Motion Control Systems: Velocity and Acceleration Feedforward
Learn the strategy called feedforward which can predict motion control system outputs. This helps to turn the feedback into a double-check as opposed to the sole provider of the output signal.
Motion control systems almost always indicate the use of a PID controller. For PID controllers, feedback is the core requirement to turn open-loop systems into tightly monitored closed-loop networks.
For any motion system to be considered ‘closed-loop’ it must have sensors to monitor the present value of the system. This present value is compared to the target value in order to identify what needs to happen - should we drive with more or less power to properly reach the destination.
The main reason for closed-loop monitoring is the eternal inconsistency of systems. A little bit more wear on a bearing, a bit of temperature change causing more friction, perhaps a slightly heavier load once in a while, and so on. All of these factors and countless others all prove that we cannot trust a system to stay the same at all times.
Figure 1. Mechanical motion systems must have feedback control for precise function — even a change in the temperature of hydraulic fluid can yield massive changes in velocity and acceleration.
The closed-loop control takes all the guesswork out of a system. Normally, we consider open and closed-loop to be polar opposites. For open-loop, we press the ‘start’ button, and the motor is supplied with full voltage, hopefully enough to reach the target speed or position. Closed-loop systems monitor error and run through complex algorithms to provide a new output value every instant.
There is a step in between that exists in many PID systems. This in-between step is called ‘feedforward’ and it creates a blend between open-loop on/off control, and closed-loop monitored control, continually adjusted to meet current parameters.
Definition of Feedforward
When a system is driven (any system, not just motion), it must overcome the mass, elasticity, and any damping forces which may be exerted by the environment. If a system is driven over and over again, it will probably be facing roughly the same environmental parameters every time. Certainly, there will be small changes, but it could be expected to be generally consistent.

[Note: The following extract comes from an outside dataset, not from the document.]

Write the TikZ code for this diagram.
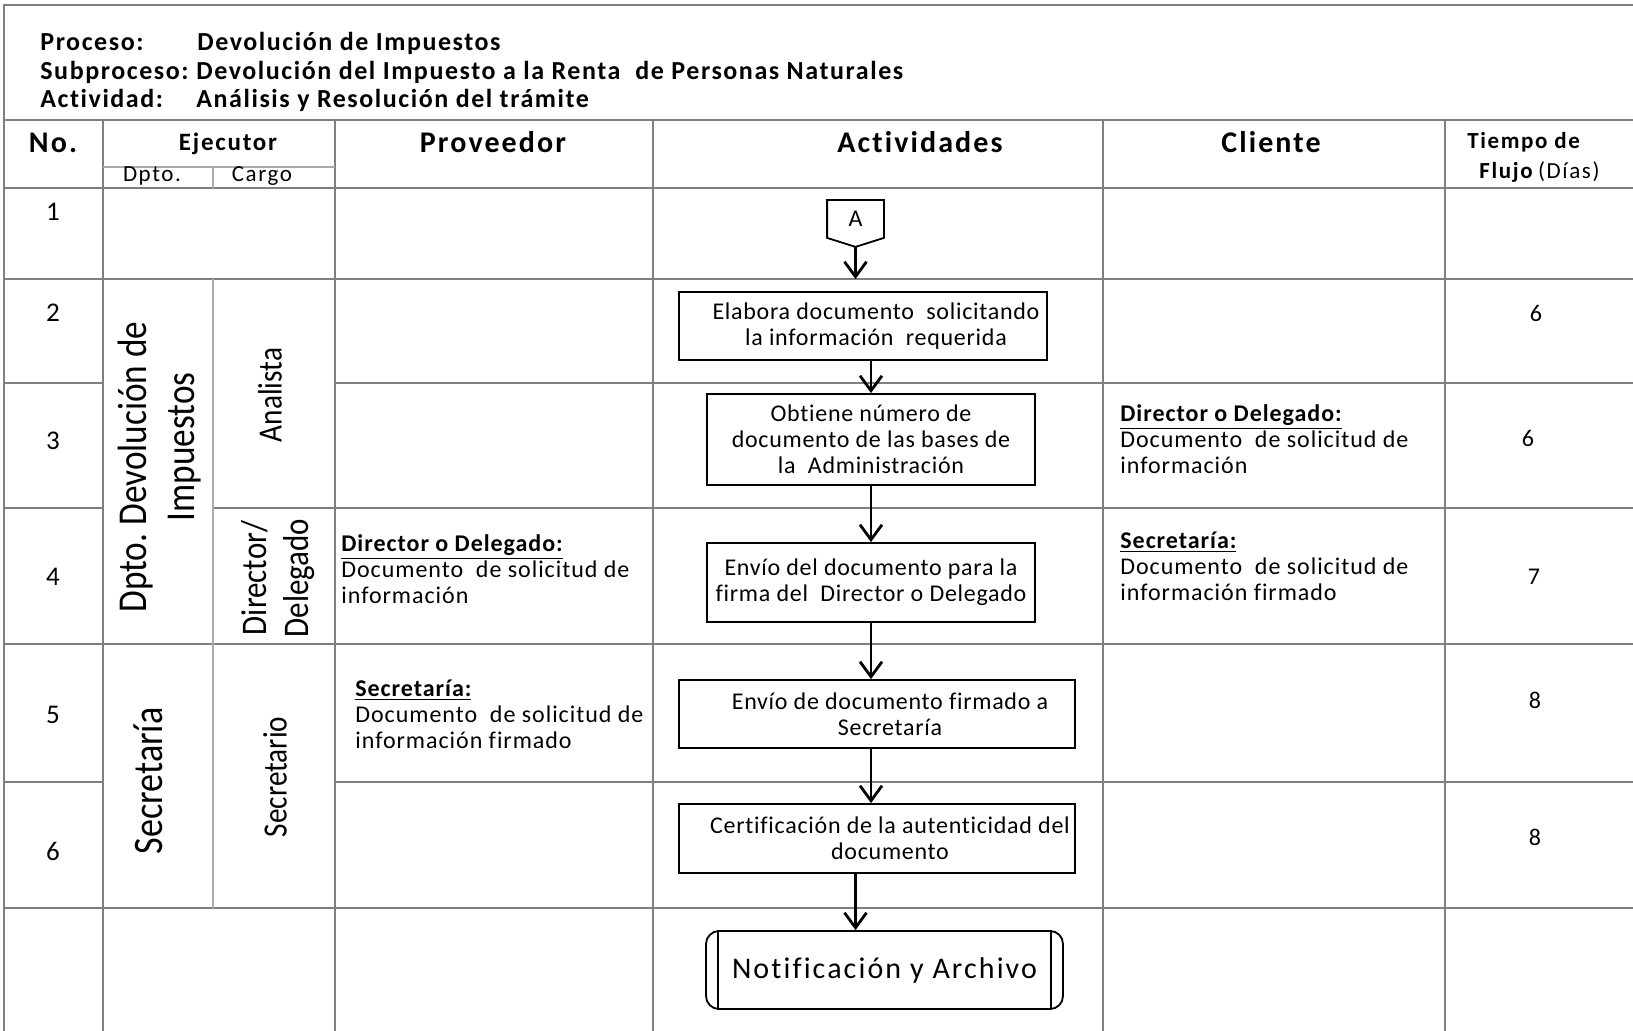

Figure 2. Every system with motion (including this vehicle) is subject to mass, spring, and damping effects. Feedforward handles the predictable part of the system, PID follows up with the changes resulting from the environment and time.
If we know how much force must be overcome, we can predict exactly how much force to exert to attain the correct output rate of change. This prediction of control output allows us to stay one step ahead of the system and provide the correct output value for every point through the process. You might say we could continually adjust the output even with a blindfold over our eyes, simply because we know how it should behave.
Simply stated, feedforward is a continual adjustment of the control output to keep a system progressing exactly as needed to maintain the correct velocity and acceleration the entire time, as long as the environmental factors never change.
This is the reason for previously stating that it blends open and closed-loop control. We have the blindfold that acts like an open-loop system, but the continual adjustment of a closed-loop system.
The feedforward model cannot be used alone with a high degree of accuracy, it simply provides a great baseline for the control output, but sensors still need to monitor the exact process variable. Any further fine-tune adjustments on the fly will probably be very small. Even with zero feedback and error correction, the system will probably be fairly accurate.
Obtaining a Feedforward Output
There are two methods used for obtaining the output values required to feed into the controller for a predictable response.
1. If a virtual model exists for the system, it can often be used to simulate responses. CAD systems often have the ability to calculate the center of mass and material properties in order to obtain solutions for motion. If an accurate model does not exist, it’s pointless to guess on unknown values, the output won’t be accurate.
This method is often difficult because it requires a very detailed, accurate system model with a simulation package that can provide realistic output values.
However, if the simulation can be accomplished ahead of time, the PID controller is entirely unnecessary to get the system running, it will simply help fine-tune the response later.
2. More commonly, the method of choice is to use the software already built into an existing pre-installed PID controller. The controller is supplied with a proportional gain in order to get a fairly accurate response. Then, the system is driven one or more times to record and observe that accurate response.
While the system is driving, a profile of the output signal is recorded. It may need to overcome some friction in certain parts of the cycle, or maybe some other unusual circumstance occurred, but the controller compensated with an appropriate output profile.
Figure 3. Feedforward values for both velocity and acceleration in motion systems are often included in a PID setup software, like this one from Delta Computers RMC software.
In future cycles, that output profile can simply be played back. Theoretically, we could disconnect all sensors and expect the system to still overcome those friction load points correctly.
No matter which of the following feedforward methods used, the PID controller is still important in the end. The problem with expecting consistent results is that the environment will seem to yield a great response for the short time frame that you are setting up the system. It may work for a few hours or even days, but then something will change.
That PID controller is still the element of the system that compensates for changes, but if a profile is known before the cycle runs, it can certainly minimize the amount of inconsistency in the system for future cycles and provide a great deal more stability.